September 1940 POR launches a newspaper, Cuba Obrera. The last issue appears in August 1941.
8 May 1942 Stalinist gun-squad murders Junco.
July 1942 Batista declares war on the Axis powers and appeals to political parties in Cuba to form a Government of National Unity. The official communists join Batista’s cabinet.
December 1942 At the Third National Congress of the Confederación de Trabajadores de Cuba (CTC), the POR supports the founding of the Frente Democrático Sindical, a workers’ opposition front inside the CTC, to challenge Stalinist control.
January 1944 Rogelio Benache, the POR’s most talented leader in Oriente dies as a result of past torture in a Batista jail.
May 1944 POR gives ‘critical’ support to Grau San Martín in the Presidential elections.
May 1944 POR launches a newspaper, Revolución Proletaria.
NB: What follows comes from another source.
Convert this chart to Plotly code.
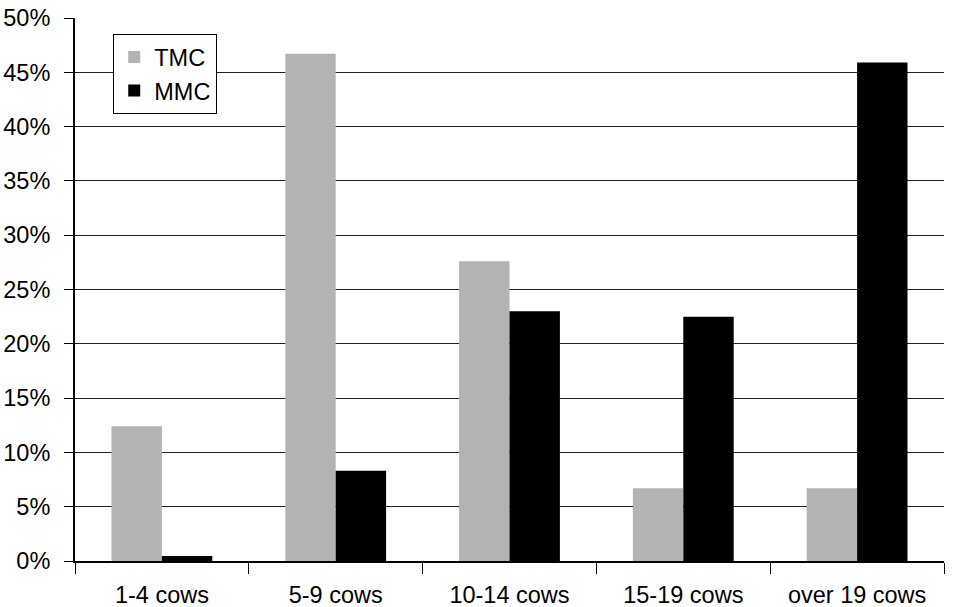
import plotly.graph_objects as go

categories = ["1-4 cows", "5-9 cows", "10-14 cows", "15-19 cows", "over 19 cows"]
tmc = [12.4, 46.7, 27.6, 6.7, 6.7]
mmc = [0.45, 8.3, 23.0, 22.5, 45.9]
ytick_vals = [0, 5, 10, 15, 20, 25, 30, 35, 40, 45, 50]
ytick_text = [f"{v}%" for v in ytick_vals]

fig = go.Figure()
fig.add_trace(go.Bar(x=categories, y=tmc, name="TMC", marker=dict(color="#b3b3b3", line=dict(width=0))))
fig.add_trace(go.Bar(x=categories, y=mmc, name="MMC", marker=dict(color="#000000", line=dict(width=0))))

fig.update_layout(
    width=963, height=607,
    margin=dict(l=75, r=19, t=18, b=46, autoexpand=False),
    paper_bgcolor="white", plot_bgcolor="white",
    barmode="group", bargap=0.42, bargroupgap=0,
    font=dict(family="Liberation Sans, Arial", size=23.5, color="black"),
    legend=dict(x=0.044, y=0.97, xanchor="left", yanchor="top",
                bordercolor="black", borderwidth=1, bgcolor="white",
                font=dict(size=23.5), tracegroupgap=0),
    xaxis=dict(showline=True, linecolor="black", linewidth=2, ticks="outside",
               tickson="boundaries", ticklen=11, tickcolor="black", tickwidth=1,
               showgrid=False, mirror=False, ticklabelstandoff=12),
    yaxis=dict(range=[0, 50], tickvals=ytick_vals, ticktext=ytick_text,
               showline=True, linecolor="black", linewidth=2, ticks="outside",
               ticklen=9, tickcolor="black", showgrid=True, gridcolor="#222222",
               gridwidth=1, zeroline=False, ticklabelstandoff=9,
               ticklabeloverflow="allow"),
)

fig.write_html("out.html", config={"displayModeBar": False},
               post_script="document.body.style.margin='0';")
The last issue appears in May 1946.
March 1946 The ‘majority’ Havana faction circulate a highly critical Internal Bulletin arguing that the POR has “remained behind the coat-tails” of the Auténticos.
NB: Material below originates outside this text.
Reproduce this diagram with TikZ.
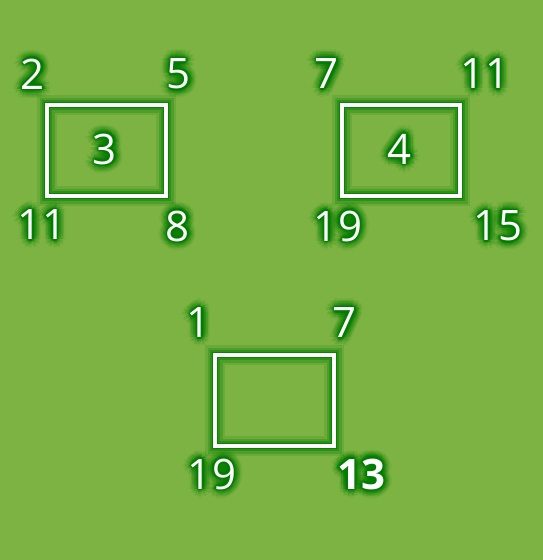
\documentclass[tikz,border=0pt]{standalone}
\usepackage{fontspec}
\setmainfont{Open Sans}
\usetikzlibrary{calc}
\definecolor{bg}{HTML}{7CB342}
\definecolor{glow}{HTML}{007C00}
\tikzset{
  num/.style={text=white, inner sep=0pt, font=\fontsize{42}{48}\selectfont},
  glowtxt/.style={text=glow, inner sep=0pt, font=\fontsize{42}{48}\selectfont},
  box/.style={draw=white, line width=3.2pt, minimum height=91pt, inner sep=0pt},
}
\newcommand{\glowat}[3]{%
  \foreach \r/\o in {9/0.07,7/0.1,5/0.15,3.2/0.25,1.6/0.4}{%
    \foreach \a in {0,30,...,330}{%
      \node[glowtxt, opacity=\o] at ($(#1,#2)+(\a:\r)$) {#3};
    }%
  }%
}
\newcommand{\glowbox}[4]{%
  \draw[glow, line width=20pt, opacity=0.15] (#1,#2) rectangle (#3,#4);
  \draw[glow, line width=15pt, opacity=0.25] (#1,#2) rectangle (#3,#4);
  \draw[glow, line width=10pt, opacity=0.4] (#1,#2) rectangle (#3,#4);
  \draw[glow, line width=6.5pt, opacity=0.75] (#1,#2) rectangle (#3,#4);
}
\begin{document}
\begin{tikzpicture}[x=1pt,y=-1pt]
\fill[bg] (0,0) rectangle (543,560);
\useasboundingbox (0,0) rectangle (543,560);
% glows
\glowbox{47}{105}{166}{196}
\glowbox{342}{105}{460}{196}
\glowbox{215}{355}{334}{446}
\glowat{33}{74}{2}
\glowat{179}{74}{5}
\glowat{42}{225}{11}
\glowat{178}{226}{8}
\glowat{105}{149}{3}
\glowat{327}{74}{7}
\glowat{485}{74}{11}
\glowat{338}{226}{19}
\glowat{498}{226}{15}
\glowat{400}{149}{4}
\glowat{199}{323}{1}
\glowat{345}{323}{7}
\glowat{212}{474}{19}
\glowat{361}{474}{\bfseries 13}
% boxes
\node[box, minimum width=119pt] (b1) at (106.5,150.5) {};
\node[box, minimum width=118pt] (b2) at (401,150.5) {};
\node[box, minimum width=119pt] (b3) at (274.5,400.5) {};
% numbers
\node[num] (a2) at (33,74) {2};
\node[num] (a5) at (179,74) {5};
\node[num] (a11) at (42,225) {11};
\node[num] (a8) at (178,226) {8};
\node[num] (a3) at (105,149) {3};
\node[num] (c7) at (327,74) {7};
\node[num] (c11) at (485,74) {11};
\node[num] (c19) at (338,226) {19};
\node[num] (c15) at (498,226) {15};
\node[num] (c4) at (400,149) {4};
\node[num] (d1) at (199,323) {1};
\node[num] (d7) at (345,323) {7};
\node[num] (d19) at (212,474) {19};
\node[num] (d13) at (361,474) {\bfseries 13};
\end{tikzpicture}
\end{document}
Mid-1946 The POR joins the Movimiento Socialista Revolucionario (MSR) of Rolando Masferrer.
July 1947 Collapse of PSP-Grau San Martín alliance in the light of the outbreak of Cold War is confirmed when the PSP is forcibly evicted from the premises of the CTC.
1948 The POR joins the Acción Revolucionaria Guiteras after the MSR declares its support for Carlos Prío Socorrás, the Auténticos’ candidate in the Presidential election.
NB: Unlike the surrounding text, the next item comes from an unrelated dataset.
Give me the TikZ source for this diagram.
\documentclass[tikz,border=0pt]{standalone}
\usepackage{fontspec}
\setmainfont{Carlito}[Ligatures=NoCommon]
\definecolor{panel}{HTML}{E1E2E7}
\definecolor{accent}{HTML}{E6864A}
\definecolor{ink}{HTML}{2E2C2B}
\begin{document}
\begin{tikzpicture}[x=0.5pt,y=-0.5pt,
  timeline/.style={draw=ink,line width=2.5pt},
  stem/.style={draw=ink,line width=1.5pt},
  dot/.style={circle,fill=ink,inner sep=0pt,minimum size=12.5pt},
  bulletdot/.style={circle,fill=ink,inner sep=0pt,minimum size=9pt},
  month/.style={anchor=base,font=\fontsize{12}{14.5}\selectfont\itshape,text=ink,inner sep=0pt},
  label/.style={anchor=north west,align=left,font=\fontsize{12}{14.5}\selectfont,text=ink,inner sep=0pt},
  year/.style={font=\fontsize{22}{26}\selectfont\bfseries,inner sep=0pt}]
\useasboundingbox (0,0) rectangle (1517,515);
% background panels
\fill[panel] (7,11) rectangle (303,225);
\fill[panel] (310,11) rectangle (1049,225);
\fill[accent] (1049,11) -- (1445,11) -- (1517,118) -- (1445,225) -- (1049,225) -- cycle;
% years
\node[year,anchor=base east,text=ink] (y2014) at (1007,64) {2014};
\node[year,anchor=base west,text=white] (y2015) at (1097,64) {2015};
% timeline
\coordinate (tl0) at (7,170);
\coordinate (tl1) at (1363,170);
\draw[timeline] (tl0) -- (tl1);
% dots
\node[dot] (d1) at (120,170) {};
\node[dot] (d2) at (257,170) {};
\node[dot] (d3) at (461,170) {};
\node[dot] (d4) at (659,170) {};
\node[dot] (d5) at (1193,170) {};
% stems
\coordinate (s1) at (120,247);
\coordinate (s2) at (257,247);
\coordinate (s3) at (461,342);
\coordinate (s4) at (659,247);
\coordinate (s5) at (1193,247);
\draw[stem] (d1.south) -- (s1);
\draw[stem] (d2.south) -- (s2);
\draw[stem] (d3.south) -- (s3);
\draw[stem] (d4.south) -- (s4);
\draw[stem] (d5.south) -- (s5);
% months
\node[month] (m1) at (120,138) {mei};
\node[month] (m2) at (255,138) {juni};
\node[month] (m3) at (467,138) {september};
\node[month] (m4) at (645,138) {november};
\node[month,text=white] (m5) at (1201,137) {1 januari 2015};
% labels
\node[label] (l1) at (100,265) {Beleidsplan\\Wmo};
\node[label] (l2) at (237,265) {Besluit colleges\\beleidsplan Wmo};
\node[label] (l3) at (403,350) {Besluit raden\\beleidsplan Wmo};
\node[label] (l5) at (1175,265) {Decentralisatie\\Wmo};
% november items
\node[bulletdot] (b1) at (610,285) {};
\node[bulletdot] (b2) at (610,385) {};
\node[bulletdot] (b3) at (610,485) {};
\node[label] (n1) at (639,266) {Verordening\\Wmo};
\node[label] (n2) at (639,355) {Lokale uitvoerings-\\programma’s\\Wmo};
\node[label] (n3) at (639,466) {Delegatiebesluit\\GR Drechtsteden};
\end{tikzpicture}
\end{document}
10 March 1952 Coup d’état returns Batista to power.
26 July 1953 Group led by Fidel Castro launches assault on the Moncada barracks in Santiago de Cuba.
November 1953 The International Committee of the Fourth International is formed. It takes a strong stance against the ‘Pabloism’ of the International Secretariat of the Fourth International.
October 1956 Pablo Díaz, a leading member of the PBL in the late 1930s and the POR in the 1940s joins Castro in Mexico as a member of his General Staff on the Granma yacht.
2 December 1956 Granma lands on Oriente coastline marking the beginning of a two-year guerrilla war.
1 January 1959 Batista flees Cuba and the Revolution begins.
6 February 1960 Partido Obrero Revolucionario (Trotskista) (POR(T)) is constituted.
April 1960 POR(T)’s launches its newspaper Voz Proletaria. Eight issues are produced up to April 1961.
April 1961 Cuban exile invasion force quickly defeated at Playa Girón.
26 May 1961 Issue number ten of Voz Proletaria and the printing plates of Trotsky’s The Permanent Revolution are seized by PSP officials acting on behalf of the National Printing Office and Ministry of Labour.
August 1962 First large-scale arrest of POR(T) members begins.
24-26 August 1962 POR(T) holds its Second National Conference.
September 1962 POR(T) relaunches Voz Proletaria as a fortnightly A4-sized mimeographed bulletin.
October 1962 The Cuban Missile Crisis.
1963 United Secretariat of the Fourth International is founded in the light of differences between Trotskyist groups over the nature of the Cuban Revolution.
Early 1964 First charges formally brought against POR(T) members for alleged counter-revolutionary activity. Sentences extend up to nine years imprisonment.
22 March 1965 Che Guevara disappears from public view.
April 1965 The POR(T) formally dissolves itself as a condition for the release of POR(T) members from prison.
October 1965 First meeting of the Central Committee of the new Cuban Communist Party.
January 1966 Castro publicly sides with Moscow in the Sino-Soviet dispute and uses Trotskyism as a surrogate for his attack on Maoism in a speech at the Tri-Continental Conference.
March 1966 Leading members of the POR(T) again imprisoned for continued activity.
December 1973 POR(T) members sentenced to up to 12 years in prison for attempting to reorganise a Trotskyist party.